Scenario-Based Question
1. What is the probability that at least two of three recommended routes for drivers are the fastest, given a 70% success rate?
         Explanation:
        You can use the complement rule in probability. If the success rate for each route is 70%, then the probability of a route not being the fastest is 30%. For three routes, the probability that at least two are the fastest can be
        calculated using the binomial distribution formula.
      
         Formula:  
        P(at least two fastest) = 1 - P(0 fastest) - P(1 fastest)
      
This requires calculating the individual probabilities and then subtracting from 1.
Guesstimate Questions
1. Estimate the number of Uber drivers in Delhi.
         Explanation:
        For guesstimate questions, you need to use logical assumptions and make rough estimations. Here’s how you might approach this question:
      
- Assume Delhi has a population of around 20 million people.
- Assume that 5% of the population uses Uber regularly.
- Assume that on average, each Uber driver serves 50 passengers per day.
- Divide the total number of Uber users by the number of passengers served by each driver.
Using these assumptions, you can make a reasonable estimate of the number of drivers.
2. How many Uber cabs leave Bengaluru Airport in a day?
         Explanation:
 To estimate this, you would need to consider the following:
- Estimate the number of flights arriving at Bengaluru Airport daily.
- Assume a percentage of passengers use Uber to reach the city.
- Assume that each Uber car makes multiple trips a day.

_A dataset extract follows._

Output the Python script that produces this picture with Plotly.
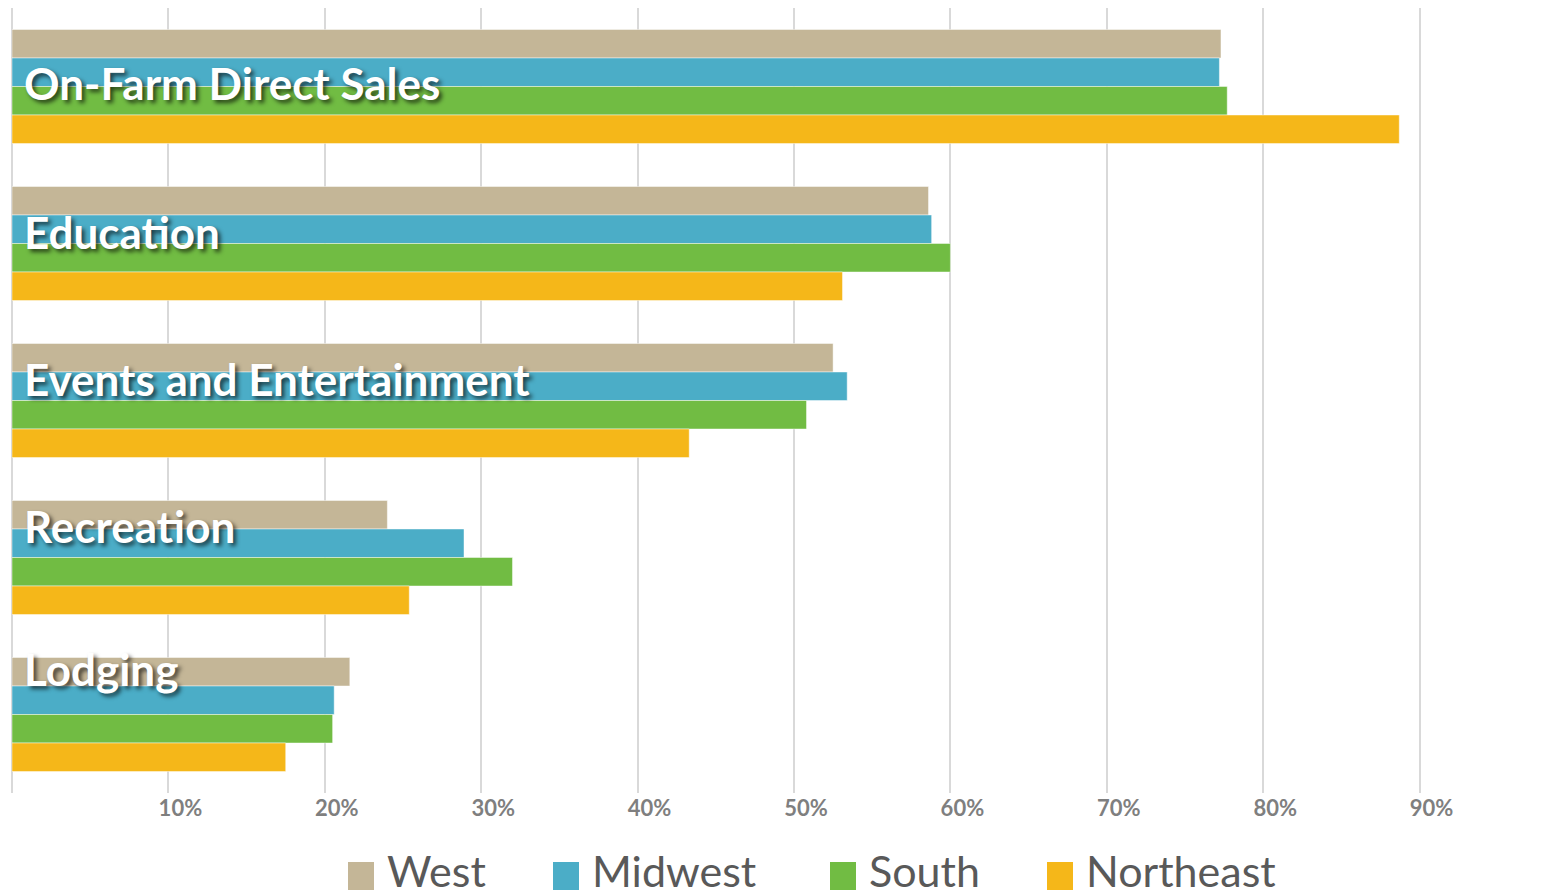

In an Uber Business Analyst interview, you’ll be asked to demonstrate your proficiency in SQL, your ability to analyze data, and your problem-solving skills through analytical and guesstimate questions. Understanding how to approach each question logically, with examples, is key to success in these interviews. We hope this breakdown helps you feel more confident as you prepare for your Uber interview.